Georg Britting gehörte nicht zu den Autoren, die während der NS-Diktatur ins Exil gingen, hielt aber weitgehend Abstand zu den Machthabern und ihrer Ideologie. In jüngster Zeit ist ein Gelöbnis-Telegramm deutscher Dichter von 1936 an den Führer Adolf Hitler bekannt geworden, in dem sein Name als Unterzeichnender genannt ist. Allerdings ist nicht klar, ob Britting überhaupt wusste, dass er in diesem Grußtelegramm erwähnt wird. Als Schriftsteller war er auch Angriffen der nationalsozialistischen Kulturpolitik ausgesetzt, unter anderem von der SS-Zeitschrift Das Schwarze Korps.

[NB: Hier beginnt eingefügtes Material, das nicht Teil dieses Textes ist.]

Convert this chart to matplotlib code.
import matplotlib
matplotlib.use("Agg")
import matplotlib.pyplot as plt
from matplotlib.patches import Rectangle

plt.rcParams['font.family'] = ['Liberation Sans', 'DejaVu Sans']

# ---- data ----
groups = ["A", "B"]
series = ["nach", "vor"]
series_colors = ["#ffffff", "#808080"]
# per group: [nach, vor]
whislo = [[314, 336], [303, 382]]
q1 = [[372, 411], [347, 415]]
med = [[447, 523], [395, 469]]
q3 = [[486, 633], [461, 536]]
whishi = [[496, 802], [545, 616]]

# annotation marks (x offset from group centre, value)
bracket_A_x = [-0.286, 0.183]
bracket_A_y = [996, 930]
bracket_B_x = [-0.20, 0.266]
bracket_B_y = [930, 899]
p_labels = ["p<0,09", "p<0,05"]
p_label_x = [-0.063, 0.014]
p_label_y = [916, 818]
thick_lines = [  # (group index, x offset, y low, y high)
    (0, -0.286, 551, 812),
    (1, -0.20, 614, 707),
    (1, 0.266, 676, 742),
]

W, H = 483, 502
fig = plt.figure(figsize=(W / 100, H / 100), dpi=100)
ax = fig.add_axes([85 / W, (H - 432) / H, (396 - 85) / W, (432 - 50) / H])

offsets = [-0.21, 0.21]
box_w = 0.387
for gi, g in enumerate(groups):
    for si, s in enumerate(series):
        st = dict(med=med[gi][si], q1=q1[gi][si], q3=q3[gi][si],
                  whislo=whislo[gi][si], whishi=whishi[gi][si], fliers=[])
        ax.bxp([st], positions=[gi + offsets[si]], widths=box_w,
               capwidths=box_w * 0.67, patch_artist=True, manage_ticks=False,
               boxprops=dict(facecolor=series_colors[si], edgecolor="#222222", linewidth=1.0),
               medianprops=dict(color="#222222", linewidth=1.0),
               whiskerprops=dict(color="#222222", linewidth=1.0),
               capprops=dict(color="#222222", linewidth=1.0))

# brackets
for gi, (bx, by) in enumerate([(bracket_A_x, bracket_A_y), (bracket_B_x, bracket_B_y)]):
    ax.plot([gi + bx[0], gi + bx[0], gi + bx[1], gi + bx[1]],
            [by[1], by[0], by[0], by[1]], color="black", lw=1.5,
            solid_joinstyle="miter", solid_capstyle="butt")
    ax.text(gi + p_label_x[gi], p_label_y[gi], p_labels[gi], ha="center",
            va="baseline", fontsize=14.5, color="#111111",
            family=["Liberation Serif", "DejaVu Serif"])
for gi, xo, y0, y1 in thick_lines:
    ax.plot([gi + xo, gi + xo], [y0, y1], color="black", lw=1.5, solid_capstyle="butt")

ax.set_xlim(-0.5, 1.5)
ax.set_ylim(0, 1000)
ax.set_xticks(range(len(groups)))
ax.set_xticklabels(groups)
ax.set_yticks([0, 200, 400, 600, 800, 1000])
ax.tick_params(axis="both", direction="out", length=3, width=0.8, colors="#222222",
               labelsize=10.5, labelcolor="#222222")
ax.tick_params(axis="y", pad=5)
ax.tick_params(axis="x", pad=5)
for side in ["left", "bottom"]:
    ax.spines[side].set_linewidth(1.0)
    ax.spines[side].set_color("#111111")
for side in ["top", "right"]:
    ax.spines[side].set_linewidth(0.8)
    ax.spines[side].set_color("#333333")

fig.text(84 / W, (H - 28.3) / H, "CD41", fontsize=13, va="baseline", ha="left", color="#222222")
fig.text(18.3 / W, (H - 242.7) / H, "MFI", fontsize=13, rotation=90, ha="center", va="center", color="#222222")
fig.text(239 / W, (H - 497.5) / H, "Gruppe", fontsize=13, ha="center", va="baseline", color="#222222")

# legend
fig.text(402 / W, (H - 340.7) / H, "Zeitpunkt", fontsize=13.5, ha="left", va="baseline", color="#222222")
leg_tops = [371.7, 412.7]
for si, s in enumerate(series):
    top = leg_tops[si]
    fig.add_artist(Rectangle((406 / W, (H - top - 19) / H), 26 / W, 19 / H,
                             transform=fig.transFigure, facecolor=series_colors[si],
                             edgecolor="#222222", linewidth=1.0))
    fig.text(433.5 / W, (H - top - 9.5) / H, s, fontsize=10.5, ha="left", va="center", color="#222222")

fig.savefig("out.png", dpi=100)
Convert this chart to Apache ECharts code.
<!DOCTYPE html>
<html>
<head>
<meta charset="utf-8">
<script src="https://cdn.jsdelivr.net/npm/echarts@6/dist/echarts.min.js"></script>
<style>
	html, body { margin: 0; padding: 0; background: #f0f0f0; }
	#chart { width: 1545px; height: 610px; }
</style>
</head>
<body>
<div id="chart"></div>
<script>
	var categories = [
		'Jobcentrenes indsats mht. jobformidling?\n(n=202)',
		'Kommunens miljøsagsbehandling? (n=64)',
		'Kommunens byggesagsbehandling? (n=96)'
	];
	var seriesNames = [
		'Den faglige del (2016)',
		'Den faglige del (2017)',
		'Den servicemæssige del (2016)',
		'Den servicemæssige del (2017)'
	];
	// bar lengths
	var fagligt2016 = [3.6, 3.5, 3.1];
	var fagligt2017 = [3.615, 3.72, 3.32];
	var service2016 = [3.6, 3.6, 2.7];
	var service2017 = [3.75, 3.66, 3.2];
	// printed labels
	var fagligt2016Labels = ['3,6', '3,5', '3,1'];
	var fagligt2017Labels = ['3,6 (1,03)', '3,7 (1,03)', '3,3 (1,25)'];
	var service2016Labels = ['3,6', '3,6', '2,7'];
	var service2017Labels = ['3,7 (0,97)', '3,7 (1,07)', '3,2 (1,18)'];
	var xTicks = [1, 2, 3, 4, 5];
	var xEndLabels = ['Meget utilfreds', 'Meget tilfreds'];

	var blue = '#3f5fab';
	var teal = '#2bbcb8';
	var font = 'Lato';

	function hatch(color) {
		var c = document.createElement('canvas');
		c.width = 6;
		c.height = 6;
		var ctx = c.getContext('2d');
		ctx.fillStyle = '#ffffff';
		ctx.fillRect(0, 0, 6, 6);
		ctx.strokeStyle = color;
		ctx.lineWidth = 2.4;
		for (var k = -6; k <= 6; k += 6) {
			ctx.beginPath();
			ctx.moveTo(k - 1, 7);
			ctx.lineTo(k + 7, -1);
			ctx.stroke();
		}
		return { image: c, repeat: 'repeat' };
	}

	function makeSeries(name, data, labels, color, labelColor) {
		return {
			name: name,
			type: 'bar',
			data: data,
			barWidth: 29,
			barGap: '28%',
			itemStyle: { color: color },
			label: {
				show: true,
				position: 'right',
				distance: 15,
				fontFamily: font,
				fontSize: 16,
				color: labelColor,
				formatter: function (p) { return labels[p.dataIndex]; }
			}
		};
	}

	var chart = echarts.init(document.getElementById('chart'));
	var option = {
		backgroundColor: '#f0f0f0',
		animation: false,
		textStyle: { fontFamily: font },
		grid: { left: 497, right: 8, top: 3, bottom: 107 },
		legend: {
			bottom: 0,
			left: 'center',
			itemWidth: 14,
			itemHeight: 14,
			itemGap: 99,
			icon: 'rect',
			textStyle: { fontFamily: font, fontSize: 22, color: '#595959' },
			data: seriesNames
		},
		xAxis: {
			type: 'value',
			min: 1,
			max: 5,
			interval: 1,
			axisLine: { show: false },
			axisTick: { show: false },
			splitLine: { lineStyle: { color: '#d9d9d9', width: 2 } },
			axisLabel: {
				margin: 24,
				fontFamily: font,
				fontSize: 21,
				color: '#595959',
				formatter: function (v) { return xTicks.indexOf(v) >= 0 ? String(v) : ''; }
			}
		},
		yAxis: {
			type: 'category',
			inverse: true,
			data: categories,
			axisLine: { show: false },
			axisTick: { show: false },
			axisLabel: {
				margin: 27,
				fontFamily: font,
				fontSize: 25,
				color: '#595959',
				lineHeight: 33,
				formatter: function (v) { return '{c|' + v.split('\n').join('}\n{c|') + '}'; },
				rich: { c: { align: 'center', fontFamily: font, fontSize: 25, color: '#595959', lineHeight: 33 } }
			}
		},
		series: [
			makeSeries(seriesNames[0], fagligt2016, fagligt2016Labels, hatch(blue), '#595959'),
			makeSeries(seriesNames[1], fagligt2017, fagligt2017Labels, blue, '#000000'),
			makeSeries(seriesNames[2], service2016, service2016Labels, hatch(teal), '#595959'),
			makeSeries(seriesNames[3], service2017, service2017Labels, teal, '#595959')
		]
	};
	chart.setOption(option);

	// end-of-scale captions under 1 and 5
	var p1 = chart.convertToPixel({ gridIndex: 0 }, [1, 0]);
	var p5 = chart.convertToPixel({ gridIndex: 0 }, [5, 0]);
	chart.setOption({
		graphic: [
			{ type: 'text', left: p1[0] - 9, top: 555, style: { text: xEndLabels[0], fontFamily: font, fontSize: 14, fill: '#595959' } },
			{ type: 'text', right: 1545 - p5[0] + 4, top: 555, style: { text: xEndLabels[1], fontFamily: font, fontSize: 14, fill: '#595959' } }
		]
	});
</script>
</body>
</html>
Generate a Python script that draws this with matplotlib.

Eine lebenslange enge Freundschaft pflegte Britting mit Alexander Wetzlar, dessen jüdische Familie ein alteingesessenes Silbergeschäft in der Maximiliansstraße besaß. Alexander Wetzlar konnte 1939 vor der nationalsozialistischen Verfolgung von München nach London fliehen. 1945 nahm er den durch den Krieg unterbrochenen Briefwechsel mit Georg Britting sofort wieder auf und schickte dem Dichter sogar ein Paar Hosen. Diese Post war an die Holbeinstraße 5 in München-Bogenhausen adressiert.

 

 

 

 

Das 1909/10 von Architekt Max Kirschner errichtete dreigeschossige Doppelmietshaus mit seiner prägnanten Loggien-Balkon-Gruppe und dem in die Wand eingelassenen Mosaikdekor zählt zu den bemerkenswertesten Ensembles des Jugendstils in München.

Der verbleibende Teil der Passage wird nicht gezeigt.